INSTRUCTIONS FOR THE TASK - Extract only the first line of the listing and every line after it up to and including the one with "190, 195, 199]". Omit the pictures.

DATA SEGMENT -
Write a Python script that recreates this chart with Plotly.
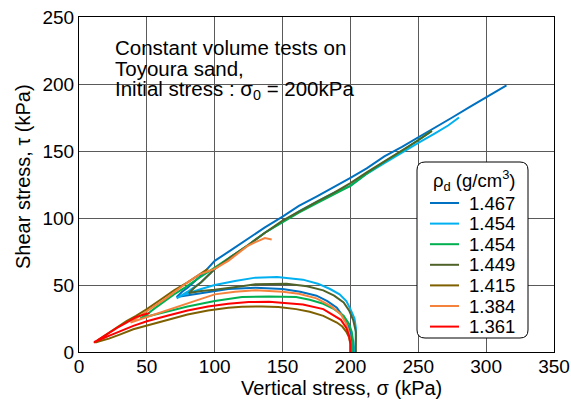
import plotly.graph_objects as go

# ---- data ----
labels = ["1.467", "1.454", "1.454", "1.449", "1.415", "1.384", "1.361"]
colors = ["#0070C0", "#00B0F0", "#00B050", "#4F6228", "#7F6000", "#F4823C", "#FF0000"]

sig_1467 = [201, 201, 199, 195, 190, 183, 175, 163, 150, 130, 110, 90, 80, 75, 72, 76, 80, 90, 100, 112, 125, 137, 150, 162, 175, 188, 200, 212, 225, 238, 250, 262, 275, 288, 300, 308, 315]
tau_1467 = [0, 10, 18, 26, 33, 38, 42, 45, 47, 48, 47, 44, 42.5, 41.5, 41, 45, 48, 57, 68, 76, 85, 93, 101, 109, 116, 123, 130, 137, 146, 153, 160, 167, 175, 183, 190, 195, 199]

sig_1454a = [203, 204, 204, 203, 200, 197, 192, 185, 176, 165, 146, 130, 115, 100, 90, 80, 75, 72, 76, 80, 90, 100, 112, 125, 137, 150, 162, 175, 188, 200, 212, 225, 238, 250, 262, 272, 280]
tau_1454a = [0, 10, 18, 25, 32, 38, 43, 47, 51, 54, 56, 55.5, 53, 50, 47, 43.5, 42, 40, 42.5, 45, 52, 62, 71, 80, 89, 97, 105, 112, 119, 124, 133, 141, 149, 156, 163, 169, 175]

sig_1454b = [202, 202, 201, 199, 195, 188, 180, 170, 160, 140, 120, 100, 80, 65, 55, 48, 45, 50, 55, 62, 70, 78, 85, 100, 112, 125, 137, 150, 162, 175, 188, 200, 212, 225, 238, 250, 260]
tau_1454b = [0, 8, 15, 21, 27, 32, 36, 39, 41, 41.5, 41, 38, 34, 30.5, 28, 26, 25, 28, 32, 37, 43, 48, 53, 63, 71, 80, 89, 97, 104, 111, 118, 124, 133, 142, 150, 158, 165]

sig_1449 = [204, 204, 204, 202, 199, 195, 188, 180, 168, 153, 140, 130, 120, 110, 100, 90, 84, 81, 85, 90, 100, 112, 125, 137, 150, 162, 175, 188, 200, 212, 225, 238, 250, 260]
tau_1449 = [0, 8, 15, 24, 31, 37, 42, 46, 49, 51, 51, 50.5, 49, 47.5, 46.5, 45.5, 44.5, 44, 48, 52, 62, 71, 80, 89, 98, 105, 112, 119, 126, 134, 142, 150, 158, 165]

sig_1415 = [200, 200, 199, 197, 194, 190, 180, 170, 160, 147, 135, 120, 110, 95, 80, 65, 50, 40, 30, 22, 15, 12, 14, 20, 28, 35, 42, 50, 60, 70, 80, 88, 95]
tau_1415 = [0, 6, 11, 15, 19, 22, 27, 30, 32, 33.5, 34, 33.8, 33, 31, 28, 24, 20, 17, 13, 10, 8, 7, 9, 13, 18, 23, 27, 32, 39, 46, 52, 57, 62]

sig_1384 = [200, 200, 199, 197, 193, 186, 175, 162, 150, 130, 115, 100, 85, 70, 58, 47, 40, 38, 42, 48, 56, 64, 72, 80, 89, 100, 110, 119, 124, 130, 137, 142]
tau_1384 = [0, 7, 14, 21, 28, 34, 40, 43.5, 45, 46, 45, 43, 38, 33, 29, 25, 22.5, 22, 25, 29, 35, 40, 46, 52, 58, 62, 68, 75, 79, 82, 85, 84]

sig_1361 = [200, 200, 199, 197, 193, 187, 180, 165, 150, 140, 125, 110, 95, 80, 65, 50, 40, 30, 22, 15, 12, 11, 14, 20, 28, 35, 42, 48, 52]
tau_1361 = [0, 6, 12, 18, 24, 28, 32, 35.5, 37, 37.5, 37.3, 36, 34, 31, 27, 23, 19.5, 15, 12, 9, 8, 7, 9, 13, 18, 22, 26, 28, 29]

sigmas = [sig_1467, sig_1454a, sig_1454b, sig_1449, sig_1415, sig_1384, sig_1361]
taus = [tau_1467, tau_1454a, tau_1454b, tau_1449, tau_1415, tau_1384, tau_1361]

x_ticks = [0, 50, 100, 150, 200, 250, 300, 350]
y_ticks = [0, 50, 100, 150, 200, 250]

FONT = "Liberation Sans, Arial, sans-serif"

fig = go.Figure()
for s, t, lab, c in zip(sigmas, taus, labels, colors):
    fig.add_trace(go.Scatter(x=s, y=t, mode="lines", name=lab, showlegend=False,
                             line=dict(color=c, width=2)))

# plot area in pixels: x 79..554, y 17..352
L, R, T, B = 79, 17, 17, 51
W, H = 571, 403
pw, ph = W - L - R, H - T - B

def px(x):
    return (x - L) / pw

def py(y):
    return (H - B - y) / ph

# white box behind the text block
fig.add_shape(type="rect", xref="paper", yref="paper",
              x0=px(105), x1=px(362), y0=py(104), y1=py(35),
              fillcolor="white", line=dict(width=0), layer="between")

# rounded legend box
x0, x1, y0, y1 = px(417), px(528), py(338), py(162)
rx, ry = 8 / pw, 8 / ph
path = (f"M {x0+rx},{y1} L {x1-rx},{y1} Q {x1},{y1} {x1},{y1-ry} "
        f"L {x1},{y0+ry} Q {x1},{y0} {x1-rx},{y0} L {x0+rx},{y0} "
        f"Q {x0},{y0} {x0},{y0+ry} L {x0},{y1-ry} Q {x0},{y1} {x0+rx},{y1} Z")
fig.add_shape(type="path", path=path, xref="paper", yref="paper",
              fillcolor="white", line=dict(color="black", width=1), layer="above")

# legend title and entries (drawn manually for exact spacing)
fig.add_annotation(text="ρ<sub>d</sub> (g/cm<sup>3</sup>)", xref="paper", yref="paper",
                   x=px(474), y=py(181), xanchor="center", yanchor="middle",
                   showarrow=False, font=dict(family=FONT, size=18.5, color="black"))
for i, (lab, c) in enumerate(zip(labels, colors)):
    yy = py(203 + 20.6 * i)
    fig.add_shape(type="line", xref="paper", yref="paper",
                  x0=px(430), x1=px(459), y0=yy, y1=yy,
                  line=dict(color=c, width=2), layer="above")
    fig.add_annotation(text=lab, xref="paper", yref="paper",
                       x=px(467), y=yy, xanchor="left", yanchor="middle",
                       showarrow=False, font=dict(family=FONT, size=18.5, color="black"))

lines = ["Constant volume tests on", "Toyoura sand,",
         "Initial stress : σ<sub>0</sub> = 200kPa"]
for i, txt in enumerate(lines):
    fig.add_annotation(text=txt, xref="paper", yref="paper",
                       x=px(113), y=py(47 + 21.7 * i), xanchor="left", yanchor="middle",
                       showarrow=False, font=dict(family=FONT, size=20.5, color="black"))

# axis titles
fig.add_annotation(text="Vertical stress, σ (kPa)", xref="paper", yref="paper",
                   x=px(341), y=py(388), xanchor="center", yanchor="middle",
                   showarrow=False, borderpad=0, font=dict(family=FONT, size=20, color="black"))
fig.add_annotation(text="Shear stress, τ (kPa)", xref="paper", yref="paper",
                   x=px(23), y=py(177), xanchor="center", yanchor="middle", textangle=-90,
                   showarrow=False, font=dict(family=FONT, size=20, color="black"))

fig.update_layout(
    width=W, height=H,
    margin=dict(l=L, r=R, t=T, b=B, pad=0),
    paper_bgcolor="white", plot_bgcolor="white",
    font=dict(family=FONT, size=18, color="black"),
    showlegend=False,
)
fig.update_xaxes(range=[0, 350], tickvals=x_ticks, showgrid=True, automargin=False,
                 gridcolor="#5a5a5a", gridwidth=1, zeroline=False,
                 showline=True, linecolor="black", linewidth=1, mirror=True,
                 ticks="", tickfont=dict(size=19), ticklabelstandoff=-3)
fig.update_yaxes(range=[0, 250], tickvals=y_ticks, showgrid=True, automargin=False,
                 gridcolor="#5a5a5a", gridwidth=1, zeroline=False,
                 showline=True, linecolor="black", linewidth=1, mirror=True,
                 ticks="", tickfont=dict(size=19))

fig.write_html("out.html")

ANSWER TO THE PROBLEM -
Write a Python script that recreates this chart with Plotly.
import plotly.graph_objects as go

# ---- data ----
labels = ["1.467", "1.454", "1.454", "1.449", "1.415", "1.384", "1.361"]
colors = ["#0070C0", "#00B0F0", "#00B050", "#4F6228", "#7F6000", "#F4823C", "#FF0000"]

sig_1467 = [201, 201, 199, 195, 190, 183, 175, 163, 150, 130, 110, 90, 80, 75, 72, 76, 80, 90, 100, 112, 125, 137, 150, 162, 175, 188, 200, 212, 225, 238, 250, 262, 275, 288, 300, 308, 315]
tau_1467 = [0, 10, 18, 26, 33, 38, 42, 45, 47, 48, 47, 44, 42.5, 41.5, 41, 45, 48, 57, 68, 76, 85, 93, 101, 109, 116, 123, 130, 137, 146, 153, 160, 167, 175, 183, 190, 195, 199]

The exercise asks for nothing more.